The administration of US President Donald Trump has imposed sanctions against Russia’s spy agencies and more than a dozen individuals for their alleged meddling in the 2016 US presidential election and other “malicious cyber attacks.”
The sanctions were levied on Thursday against five entities and 19 individuals in Russia, the most significant action against Russia since Trump became president. Trump has faced fierce criticism in the US for doing too little to punish Russia for the alleged election meddling and other actions.

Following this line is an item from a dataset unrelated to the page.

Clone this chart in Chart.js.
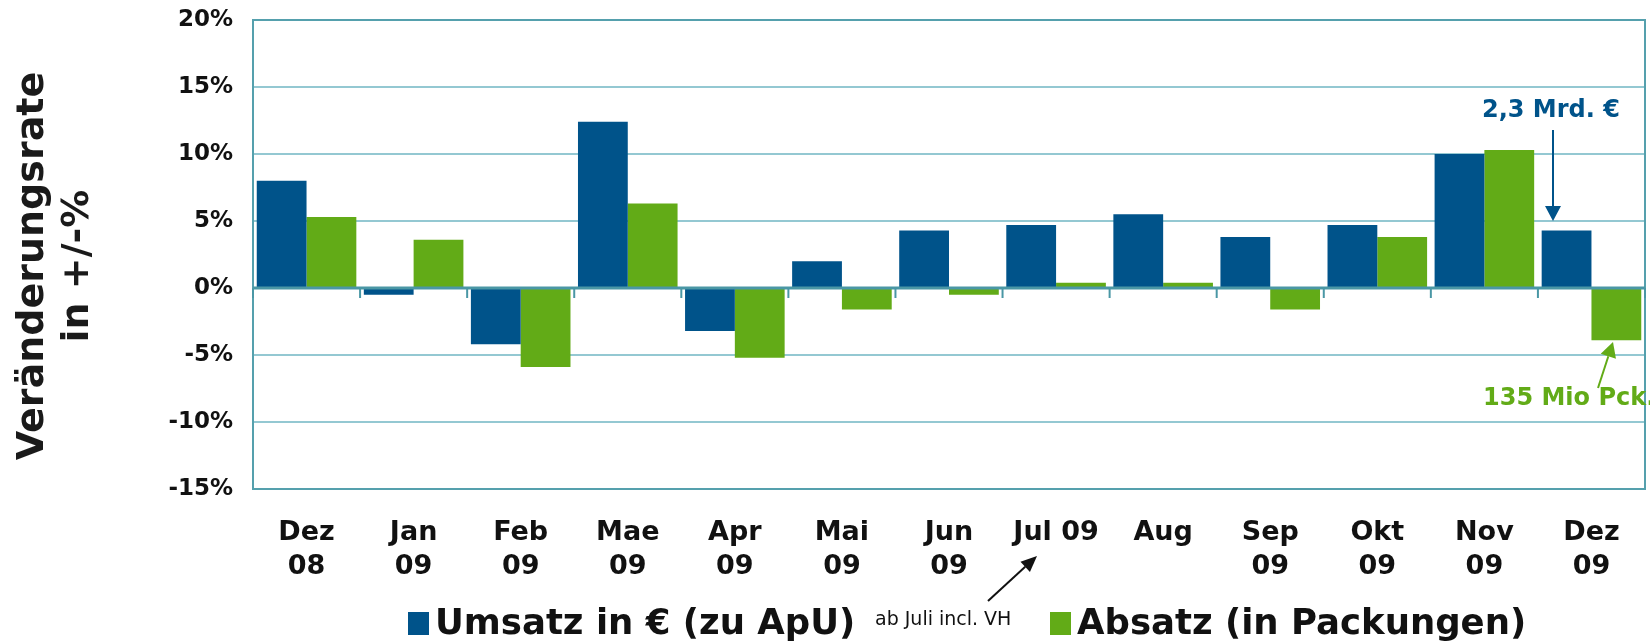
<!DOCTYPE html>
<html>
<head>
<meta charset="utf-8">
<script src="https://cdn.jsdelivr.net/npm/chart.js@4.4.0/dist/chart.umd.min.js"></script>
<style>
  html, body { margin: 0; padding: 0; background: #fff; }
  #wrap { width: 1650px; height: 643px; position: relative; }
</style>
</head>
<body>
<div id="wrap"><canvas id="mainChart" width="1650" height="643"></canvas></div>
<script>
const months = [['Dez', '08'], ['Jan', '09'], ['Feb', '09'], ['Mae', '09'], ['Apr', '09'], ['Mai', '09'],
  ['Jun', '09'], 'Jul 09', 'Aug', ['Sep', '09'], ['Okt', '09'], ['Nov', '09'], ['Dez', '09']];
const umsatz = [8.0, -0.5, -4.2, 12.4, -3.2, 2.0, 4.3, 4.7, 5.5, 3.8, 4.7, 10.0, 4.3];
const absatz = [5.3, 3.6, -5.9, 6.3, -5.2, -1.6, -0.5, 0.4, 0.4, -1.6, 3.8, 10.3, -3.9];
const yTicks = [-15, -10, -5, 0, 5, 10, 15, 20];

const BLUE = '#00538a';
const GREEN = '#62ab17';
const TEAL = '#55a0ad';
const GRID = '#94c8d2';
const FONT = '"DejaVu Sans", Verdana, sans-serif';

function arrow(ctx, x1, y1, x2, y2, color, w, head, half) {
  const a = Math.atan2(y2 - y1, x2 - x1);
  const bx = x2 - Math.cos(a) * head, by = y2 - Math.sin(a) * head;
  ctx.save();
  ctx.strokeStyle = color;
  ctx.fillStyle = color;
  ctx.lineWidth = w;
  ctx.beginPath();
  ctx.moveTo(x1, y1);
  ctx.lineTo(bx, by);
  ctx.stroke();
  ctx.beginPath();
  ctx.moveTo(x2, y2);
  ctx.lineTo(bx + Math.sin(a) * half, by - Math.cos(a) * half);
  ctx.lineTo(bx - Math.sin(a) * half, by + Math.cos(a) * half);
  ctx.closePath();
  ctx.fill();
  ctx.restore();
}

const decor = {
  id: 'decor',
  afterDatasetsDraw(chart) {
    const { ctx, chartArea: ca, scales } = chart;
    const y0 = scales.y.getPixelForValue(0);
    ctx.save();
    // frame
    ctx.strokeStyle = TEAL;
    ctx.lineWidth = 2;
    ctx.strokeRect(ca.left, ca.top, ca.right - ca.left, ca.bottom - ca.top);
    // zero line
    ctx.strokeStyle = '#4a97a5';
    ctx.lineWidth = 3;
    ctx.beginPath();
    ctx.moveTo(ca.left, y0);
    ctx.lineTo(ca.right, y0);
    ctx.stroke();
    // category ticks on zero line
    ctx.lineWidth = 2;
    for (let i = 0; i <= months.length; i++) {
      let x;
      if (i === 0) x = ca.left;
      else if (i === months.length) x = ca.right;
      else x = (scales.x.getPixelForValue(i - 1) + scales.x.getPixelForValue(i)) / 2;
      ctx.beginPath();
      ctx.moveTo(x, y0);
      ctx.lineTo(x, y0 + 10);
      ctx.stroke();
    }
    ctx.restore();
  },
  afterDraw(chart) {
    const { ctx } = chart;
    ctx.save();
    // y title
    ctx.fillStyle = '#1a1a1a';
    ctx.font = 'bold 38px ' + FONT;
    ctx.textAlign = 'center';
    ctx.textBaseline = 'middle';
    ctx.translate(33, 266);
    ctx.rotate(-Math.PI / 2);
    ctx.fillText('Veränderungsrate', 0, 0);
    ctx.fillText('in +/-%', 0, 45);
    ctx.restore();

    ctx.save();
    ctx.textBaseline = 'middle';
    ctx.textAlign = 'left';
    // annotations
    ctx.font = 'bold 24px ' + FONT;
    ctx.fillStyle = BLUE;
    ctx.fillText('2,3 Mrd. €', 1482, 111);
    arrow(ctx, 1553, 130, 1553, 221, BLUE, 2, 15, 8);
    ctx.fillStyle = GREEN;
    ctx.fillText('135 Mio Pck.', 1483, 399);
    arrow(ctx, 1598, 388, 1613, 342, GREEN, 2, 15, 8);
    arrow(ctx, 988, 601, 1037, 556, '#111', 2, 16, 7);

    // legend
    ctx.fillStyle = BLUE;
    ctx.fillRect(408, 612, 21, 23);
    ctx.fillStyle = GREEN;
    ctx.fillRect(1050, 612, 21, 23);
    ctx.fillStyle = '#111';
    ctx.font = 'bold 35.5px ' + FONT;
    ctx.fillText('Umsatz in € (zu ApU)', 435, 625);
    ctx.fillText('Absatz (in Packungen)', 1077, 625);
    ctx.font = '19px ' + FONT;
    ctx.fillText('ab Juli incl. VH', 875, 620);
    ctx.restore();
  }
};

new Chart(document.getElementById('mainChart').getContext('2d'), {
  type: 'bar',
  data: {
    labels: months,
    datasets: [
      { label: 'Umsatz in € (zu ApU)', data: umsatz, backgroundColor: BLUE },
      { label: 'Absatz (in Packungen)', data: absatz, backgroundColor: GREEN }
    ]
  },
  options: {
    responsive: false,
    animation: false,
    categoryPercentage: 0.93,
    barPercentage: 1.0,
    layout: { padding: { top: 20, right: 5, left: 0, bottom: 0 } },
    plugins: {
      legend: { display: false },
      tooltip: { enabled: false }
    },
    scales: {
      x: {
        grid: { display: false },
        border: { display: false },
        ticks: {
          color: '#111',
          font: { family: FONT, size: 27, weight: 'bold', lineHeight: 1.26 },
          padding: 19,
          maxRotation: 0,
          autoSkip: false
        },
        afterFit(scale) { scale.height = 154; }
      },
      y: {
        min: yTicks[0],
        max: yTicks[yTicks.length - 1],
        afterBuildTicks(scale) { scale.ticks = yTicks.map(v => ({ value: v })); },
        grid: { color: GRID, lineWidth: 2, drawTicks: false },
        border: { display: false },
        ticks: {
          color: '#111',
          font: { family: FONT, size: 23, weight: 'bold' },
          padding: 20,
          callback: v => v + '%'
        },
        afterFit(scale) {
          scale.width = 253;
          scale.paddingTop = 0;
          scale.paddingBottom = 0;
        }
      }
    }
  },
  plugins: [decor]
});
</script>
</body>
</html>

The measures targets the FSB, Russia’s top spy service; the military intelligence agency, or GRU; and 13 people recently indicted by Robert Mueller, the US special counsel handling a sprawling Russia probe.
“The administration is confronting and countering malign Russian cyber activity, including their attempted interference in US elections, destructive cyber attacks, and intrusions targeting critical infrastructure,” US Treasury Secretary Steven Mnuchin said in announcing the new sanctions.
“These targeted sanctions are a part of a broader effort to address the ongoing nefarious attacks emanating from Russia,” he added.
Since March 2016, Russian government hackers “have also targeted US government entities and multiple US critical infrastructure sectors, including the energy, nuclear, commercial facilities, water, aviation, and critical manufacturing sectors,” a Treasury Department statement said.
Thursday’s action blocks all property of those targeted that is subject to US jurisdiction and prohibits American citizens from engaging in transactions with them.
Many of the main entities and individuals targeted already face travel bans and assets freezes put in place under former US President Barack Obama’s administration for Russia’s actions in Ukraine.
The move comes despite Trump’s repeated denial that Russia tried to influence the election in his favor and attempt to hurt the presidential campaign of Democratic candidate Hillary Clinton.
The actions also represent another plunge in US-Russian relations despite Trump’s stated desire for improved ties.
Russian Deputy Foreign Minister Sergei Ryabkov said that Moscow was preparing retaliatory measures. “We view this calmly. We have begun to prepare response measures,” Ryabkov told Interfax news agency.
Britain has also threatened to take punitive measures against Moscow over accusations that the Russian state was behind an alleged nerve agent attack on a former Russian spy in southern England.